The company’s products are manufactured in its Richardson factory. Revenue, which comes from its three divisions, Vent-A-Hood Ltd., Vent-A-Hood Realty, and Milestone Distributors, has grown 37 percent during the past three years. It’s up 20 percent so far in 2013.

“Our big secret is that we keep our employees,” Woodall says. “We have several people who have worked here 25 or 30 years.”
—Glenda Vosburgh


Randall Starr
TopGolf International // Chief Development Officer
Neil Allen
TopGolf International // Chief Operating Officer
Erik Anderson
TopGolf International // Executive Chairman

It starts with Saturday morning coffee. That’s when Randall Starr, Neil Allen, and Erik Anderson drink java and discuss business. The three find the weekly check-in—sometimes done virtually—keeps TopGolf International running smoothly.

The “management by committee” style has worked well as TopGolf has rebuilt itself from a minor player into an entertainment powerhouse. Although the company recently hired a new CEO, there’s no indication yet the dynamic committee style will exit the scene.

The obstacles were many when the threesome took over in January 2011: The company lacked vision, and its locations were underperforming financially.

The three made giant leaps quickly. Within a year, TopGolf relocated Chicago and London offices to Dallas, created a brand values statement, and introduced a company culture that focused on providing guests with a memorable experience with its high-tech driving ranges and entertainment concept. It also hired an architectural heavyweight to redesign its facilities and conceived a new business model.

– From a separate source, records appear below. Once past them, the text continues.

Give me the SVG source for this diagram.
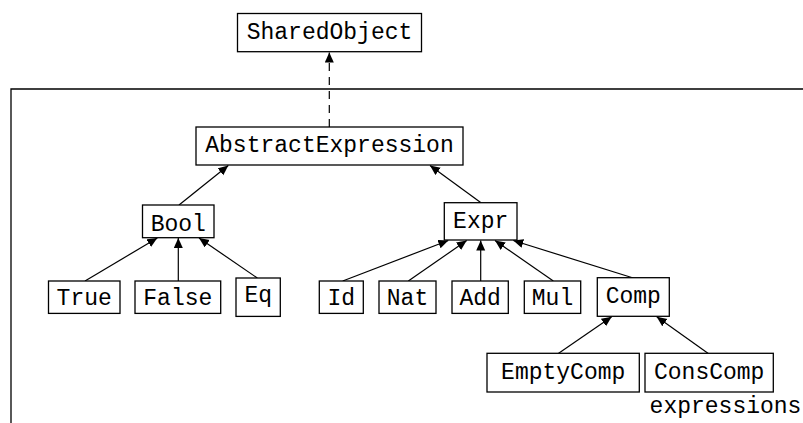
<svg xmlns="http://www.w3.org/2000/svg" width="803" height="423" viewBox="0 0 803 423">
  <style>
    .box { fill: #fff; stroke: #000; stroke-width: 1.3; }
    .lbl { font-family: "Liberation Mono", "DejaVu Sans Mono", monospace; font-size: 23px; fill: #000; text-anchor: middle; }
    .edge { stroke: #000; stroke-width: 1.2; fill: none; marker-end: url(#head); }
    .dashed { stroke-dasharray: 8 6; }
    .frame { stroke: #000; stroke-width: 1.3; fill: none; }
  </style>
  <defs>
    <marker id="head" markerUnits="userSpaceOnUse" markerWidth="11" markerHeight="10" refX="10" refY="4.5" orient="auto">
      <path d="M0,0 L10,4.5 L0,9 z" fill="#000"/>
    </marker>
  </defs>
  <rect width="803" height="423" fill="#fff"/>

  <!-- package frame -->
  <path class="frame" d="M11,423 L11,89 L803,89"/>

  <g id="connectors">
    <line class="edge dashed" x1="329.3" y1="127" x2="329.3" y2="52.5"/>
    <line class="edge" x1="179" y1="205" x2="228.3" y2="165.5"/>
    <line class="edge" x1="481" y1="202.7" x2="430" y2="165.5"/>
    <line class="edge" x1="85" y1="281" x2="157.3" y2="238"/>
    <line class="edge" x1="178.3" y1="281" x2="178.3" y2="238"/>
    <line class="edge" x1="257.3" y1="278" x2="199" y2="238"/>
    <line class="edge" x1="342.7" y1="281" x2="448.3" y2="240.5"/>
    <line class="edge" x1="408.3" y1="281" x2="466.7" y2="240.5"/>
    <line class="edge" x1="480.7" y1="281" x2="480.7" y2="240.5"/>
    <line class="edge" x1="553.3" y1="281" x2="495" y2="240.5"/>
    <line class="edge" x1="633.3" y1="278" x2="513.3" y2="240.5"/>
    <line class="edge" x1="558.3" y1="353.5" x2="611.7" y2="316.8"/>
    <line class="edge" x1="708.3" y1="353.5" x2="656.7" y2="316.8"/>
  </g>

  <g id="SharedObject">
    <rect class="box" x="237.5" y="13.5" width="184" height="38.2"/>
    <text class="lbl" x="329.5" y="38.5">SharedObject</text>
  </g>
  <g id="AbstractExpression">
    <rect class="box" x="196" y="127" width="267" height="38"/>
    <text class="lbl" x="329.5" y="152">AbstractExpression</text>
  </g>
  <g id="Bool">
    <rect class="box" x="142.5" y="205" width="71.5" height="32.7"/>
    <text class="lbl" x="178.3" y="230.5">Bool</text>
  </g>
  <g id="Expr">
    <rect class="box" x="444.3" y="202.7" width="72.7" height="37.3"/>
    <text class="lbl" x="480.7" y="228.3">Expr</text>
  </g>
  <g id="True">
    <rect class="box" x="48.5" y="281" width="71.5" height="32.4"/>
    <text class="lbl" x="84.2" y="305">True</text>
  </g>
  <g id="False">
    <rect class="box" x="135" y="281" width="85.7" height="32.4"/>
    <text class="lbl" x="177.8" y="305">False</text>
  </g>
  <g id="Eq">
    <rect class="box" x="236" y="278" width="44.3" height="38.4"/>
    <text class="lbl" x="258.2" y="302">Eq</text>
  </g>
  <g id="Id">
    <rect class="box" x="319.3" y="281" width="44" height="32.4"/>
    <text class="lbl" x="341.3" y="305">Id</text>
  </g>
  <g id="Nat">
    <rect class="box" x="379" y="281" width="57" height="32.4"/>
    <text class="lbl" x="407.5" y="305">Nat</text>
  </g>
  <g id="Add">
    <rect class="box" x="452" y="281" width="56.3" height="32.4"/>
    <text class="lbl" x="480.2" y="305">Add</text>
  </g>
  <g id="Mul">
    <rect class="box" x="524.3" y="281" width="56.4" height="32.4"/>
    <text class="lbl" x="552.5" y="305">Mul</text>
  </g>
  <g id="Comp">
    <rect class="box" x="597.3" y="277.7" width="72" height="38.6"/>
    <text class="lbl" x="633.3" y="303.3">Comp</text>
  </g>
  <g id="EmptyComp">
    <rect class="box" x="487" y="353.3" width="152.3" height="38.7"/>
    <text class="lbl" x="563.2" y="378.5">EmptyComp</text>
  </g>
  <g id="ConsComp">
    <rect class="box" x="645" y="353.3" width="128.3" height="38.7"/>
    <text class="lbl" x="709.2" y="378.5">ConsComp</text>
  </g>

  <text class="lbl" x="725.5" y="413" style="text-anchor: middle">expressions</text>
</svg>
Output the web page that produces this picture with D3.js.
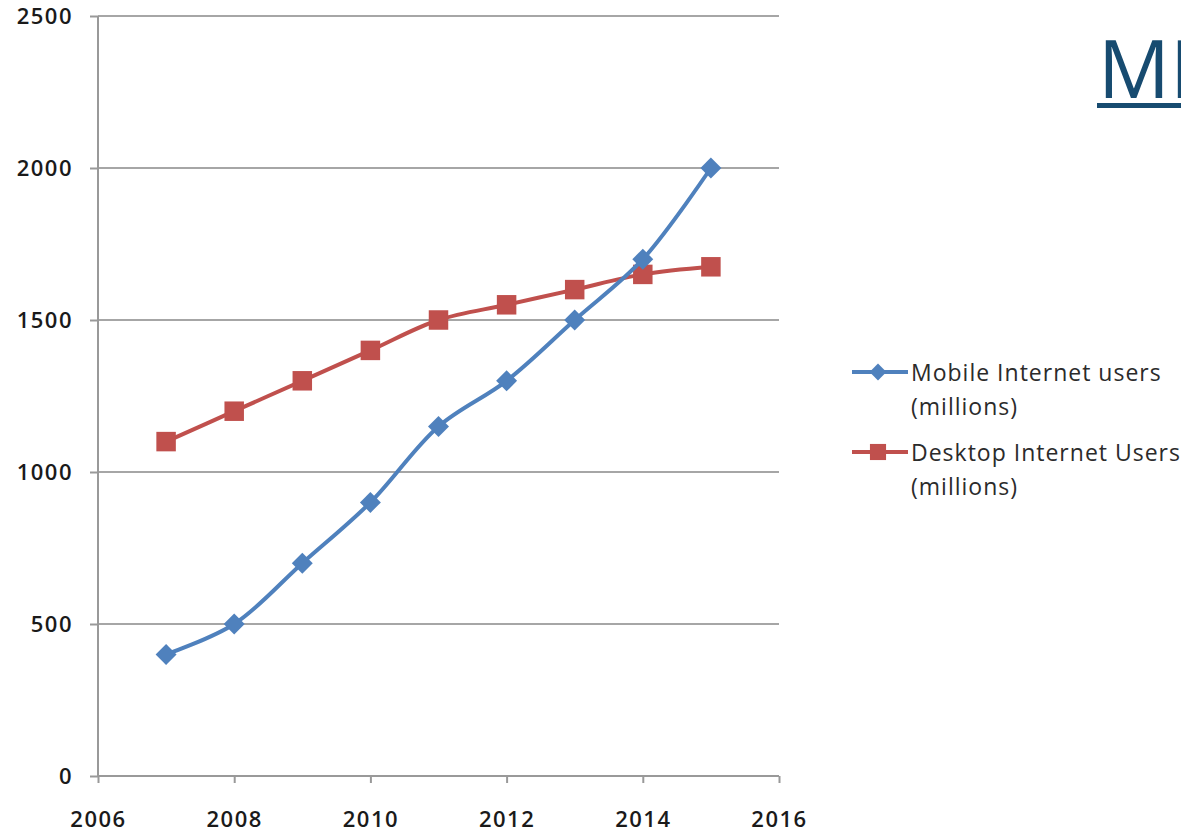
<!DOCTYPE html>
<html>
<head>
<meta charset="utf-8">
<style>
  body { margin: 0; background: #fff; }
  svg { display: block; }
</style>
</head>
<body>
<script src="https://d3js.org/d3.v7.min.js"></script>
<script>
var years = [2007, 2008, 2009, 2010, 2011, 2012, 2013, 2014, 2015];
var mobileUsers = [400, 500, 700, 900, 1150, 1300, 1500, 1700, 2000];
var desktopUsers = [1100, 1200, 1300, 1400, 1500, 1550, 1600, 1650, 1675];
var xTicks = [2006, 2008, 2010, 2012, 2014, 2016];
var yTicks = [0, 500, 1000, 1500, 2000, 2500];
var seriesNames = [["Mobile Internet users", "(millions)"], ["Desktop Internet Users", "(millions)"]];
var seriesColors = ["#4f81bd", "#c0504d"];

var width = 1181, height = 833;
var svg = d3.select("body").append("svg").attr("width", width).attr("height", height);

var x = d3.scaleLinear().domain([2006, 2016]).range([98, 779]);
var y = d3.scaleLinear().domain([0, 2500]).range([776, 16]);

var font = "'Open Sans', sans-serif";

// gridlines
svg.selectAll(".grid").data(yTicks.slice(1)).enter().append("line")
  .attr("x1", x(2006)).attr("x2", x(2016))
  .attr("y1", function(d) { return y(d); }).attr("y2", function(d) { return y(d); })
  .attr("stroke", "#a6a6a6").attr("stroke-width", 2);

// y axis
var yAxis = svg.append("g").attr("transform", "translate(" + x(2006) + ",0)")
  .call(d3.axisLeft(y).tickValues(yTicks).tickFormat(d3.format("d")).tickSize(8).tickPadding(17));
// x axis
var xAxis = svg.append("g").attr("transform", "translate(0," + y(0) + ")")
  .call(d3.axisBottom(x).tickValues(xTicks).tickFormat(d3.format("d")).tickSize(8).tickPadding(27));

[yAxis, xAxis].forEach(function(a) {
  a.select(".domain").attr("stroke", "#999").attr("stroke-width", 2);
  a.selectAll(".tick line").attr("stroke", "#999").attr("stroke-width", 2);
  a.selectAll(".tick text").attr("fill", "#1a1a1a")
    .style("font-family", font).style("font-size", "22px").style("font-weight", "600")
    .style("letter-spacing", "1.5px");
});
xAxis.selectAll(".tick line").attr("y2", 7);
xAxis.select(".domain").attr("d", "M" + x(2006) + ",0H" + x(2016));
yAxis.select(".domain").attr("d", "M0," + y(2500) + "V" + y(0));

var line = d3.line().x(function(d, i) { return x(years[i]); }).y(function(d) { return y(d); })
  .curve(d3.curveCatmullRom.alpha(0.5));

var data = [mobileUsers, desktopUsers];
var diamond = d3.symbol().type(d3.symbolDiamond2).size(280);
var square = d3.symbol().type(d3.symbolSquare).size(380);

// desktop first, mobile on top
[1, 0].forEach(function(s) {
  svg.append("path").datum(data[s]).attr("d", line)
    .attr("fill", "none").attr("stroke", seriesColors[s]).attr("stroke-width", 4);
  svg.selectAll(".m" + s).data(data[s]).enter().append("path")
    .attr("transform", function(d, i) { return "translate(" + x(years[i]) + "," + y(d) + ")"; })
    .attr("d", s === 0 ? diamond : square)
    .attr("fill", seriesColors[s]);
});

// legend
var legendY = [372, 452];
seriesNames.forEach(function(n, s) {
  var g = svg.append("g").attr("transform", "translate(0," + legendY[s] + ")");
  g.append("line").attr("x1", 852).attr("x2", 908).attr("y1", 0).attr("y2", 0)
    .attr("stroke", seriesColors[s]).attr("stroke-width", 4);
  g.append("path").attr("transform", "translate(878,0)")
    .attr("d", s === 0 ? d3.symbol().type(d3.symbolDiamond2).size(180) : d3.symbol().type(d3.symbolSquare).size(260))
    .attr("fill", seriesColors[s]);
  n.forEach(function(t, k) {
    g.append("text").attr("x", 911).attr("y", 9 + k * 34).text(t)
      .attr("fill", "#2b2b2b").style("font-family", font).style("font-size", "23px")
      .style("letter-spacing", "1px");
  });
});

// cut-off heading
svg.append("text").attr("x", 1098).attr("y", 98).text("MI")
  .attr("fill", "#174b70").style("font-family", font).style("font-size", "80px");
svg.append("rect").attr("x", 1097).attr("y", 103).attr("width", 90).attr("height", 5).attr("fill", "#174b70");
</script>
</body>
</html>
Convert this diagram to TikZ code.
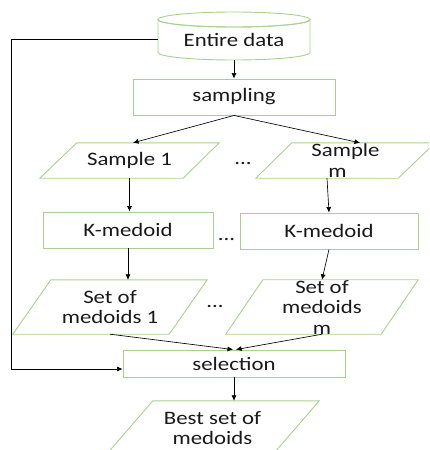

Agreeing on a core vision focused the trio. “A framework really helps you move quickly,” Starr says.

In 2012, revenue was $48 million. This year sales could reach $100 million, due in part to new facilities and improved revenue at existing locations. A publicly traded real estate investment trust liked the revamped TopGolf so much that it has sunk $40 million into the concept so far and plans to finance the next eight to 10 facilities.

“We have a strong sense of mission and culture,” Anderson says. “We tend not to promote ourselves. We are always promoting TopGolf.”